King also quotes Robin Abad Ocubillo, the parklet coordinator for the San Francisco Planning Department, ““They can provide focal points where neighborhoods come together, adding open space to neighborhoods where there’s really not great open space.”
King concludes with his list of the top five parklets in San Francisco. But for those for whom five isn’t enough, Curbed San Francisco provides a map of all 43 San Francisco parklets as of early 2014. (Someday soon, I’ll make a day trip into San Francisco to sample some parklets, hopefully by public transit and foot. If anyone wishes to join me, let me know.)
The Robert Wood Johnson Foundation, with its focus on public health, weighs in to suggest that parklets can support healthy communities.
To push the envelope even further, Azzurra Cox of City Lab writes about a “park in a cart” constructed by a theatre group to bring youth play activities to different neighborhoods in the highest altitude city in the world.
But proving that parklets, for all their benefits, can still make for troublesome public policy, Nosh documents the birthing pains of a parklet policy in Berkeley.

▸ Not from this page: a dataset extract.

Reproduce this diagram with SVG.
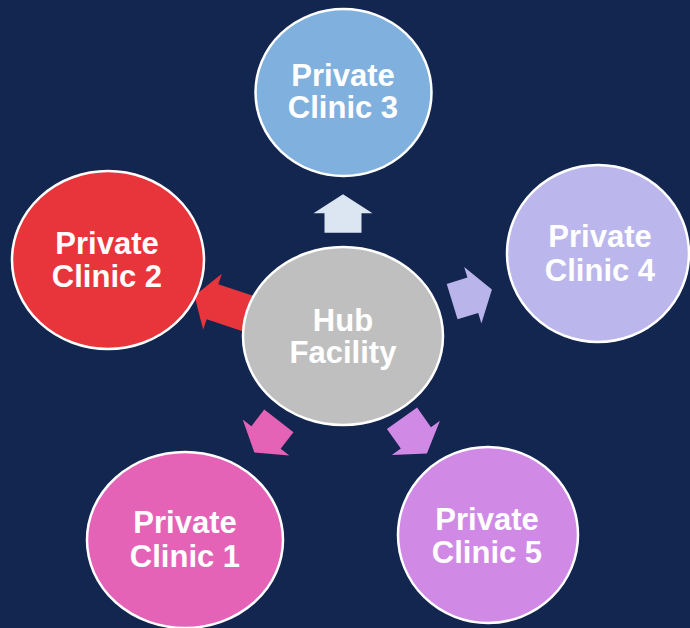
<svg xmlns="http://www.w3.org/2000/svg" width="690" height="628" viewBox="0 0 690 628">
<style>
.node{stroke:#ffffff;stroke-width:2.5}
.lbl{font-family:"Liberation Sans",Arial,sans-serif;font-weight:bold;font-size:31px;fill:#ffffff;text-anchor:middle}
</style>
<rect x="0" y="0" width="690" height="628" fill="#13264f"/>
<g id="connectors">
<polygon fill="#dce6f2" transform="translate(343,213.3) rotate(-90)" points="-19.4,-18.5 0,-18.5 0,-29.5 19,0 0,29.5 0,18.5 -19.4,18.5"/>
<polygon fill="#b9b4ea" transform="translate(472.8,295.3) rotate(-17)" points="-21.6,-18.5 0,-18.5 0,-29.5 20,0 0,29.5 0,18.5 -21.6,18.5"/>
<polygon fill="#e563b6" transform="translate(266,437.5) rotate(127.8)" points="-21,-18.5 0,-18.5 0,-29.5 19,0 0,29.5 0,18.5 -21,18.5"/>
<polygon fill="#d08ae6" transform="translate(415.9,437.9) rotate(54.6)" points="-24,-18.5 0,-18.5 0,-29.5 19,0 0,29.5 0,18.5 -24,18.5"/>
<polygon fill="#e8353c" transform="translate(212.5,301.7) rotate(198.4)" points="-45,-18.5 0,-18.5 0,-29.5 19,0 0,29.5 0,18.5 -45,18.5"/>
</g>
<g id="hub">
<ellipse class="node" cx="343" cy="336" rx="100" ry="89" fill="#bfbfbf"/>
<text class="lbl" x="343" y="331">Hub</text>
<text class="lbl" x="343" y="363">Facility</text>
</g>
<g id="clinic3">
<ellipse class="node" cx="343.5" cy="92.5" rx="88" ry="83.5" fill="#80b1de"/>
<text class="lbl" x="343" y="86">Private</text>
<text class="lbl" x="343" y="118">Clinic 3</text>
</g>
<g id="clinic2">
<ellipse class="node" cx="108" cy="260" rx="96" ry="89" fill="#e8353c"/>
<text class="lbl" x="107" y="254">Private</text>
<text class="lbl" x="107" y="287">Clinic 2</text>
</g>
<g id="clinic4">
<ellipse class="node" cx="598" cy="253.5" rx="91" ry="88.5" fill="#bbb6eb"/>
<text class="lbl" x="600" y="247">Private</text>
<text class="lbl" x="600" y="281">Clinic 4</text>
</g>
<g id="clinic1">
<ellipse class="node" cx="185" cy="540" rx="98" ry="88" fill="#e563b6"/>
<text class="lbl" x="185" y="533">Private</text>
<text class="lbl" x="185" y="567">Clinic 1</text>
</g>
<g id="clinic5">
<ellipse class="node" cx="488" cy="535" rx="90" ry="88" fill="#d08ae6"/>
<text class="lbl" x="487" y="530">Private</text>
<text class="lbl" x="487" y="563">Clinic 5</text>
</g>
</svg>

Coincidentally, parklets arose again during an even more recent visit to Ray’s. A young planner, who spent his youth in Petaluma and has now returned to assist aging parents while getting his career underway in San Francisco, had asked to chat about urbanism in Petaluma. We spent an enjoyable hour in the tavern talking about the opportunities and constraints in our shared community.
But the conversation really took flight when he spoke of the give-back that he had planned for the town of his youth. Having spent the final years of his college career in Oregon, he was enthralled by parklets and had a cellphone filled with photos of parklets in East Portland. He now intended to help Petaluma develop its first parklet policy and had already begun meeting with local community groups to gather support.
We quickly lassoed the Ray’s owner, made mutual introductions, shared parklet stories, and agreed that among us were the key members of a team that would bring a parklet plan to Petaluma.
As a result, one of my tasks for the near-term future is helping to identify the best route to that plan. If anyone wishes to assist, let me know.
This is an effort I’m making because I’m convinced, unlike at least one curmudgeonly citizen, that parklets, whether at Ray’s or elsewhere in Petaluma, would be great community additions.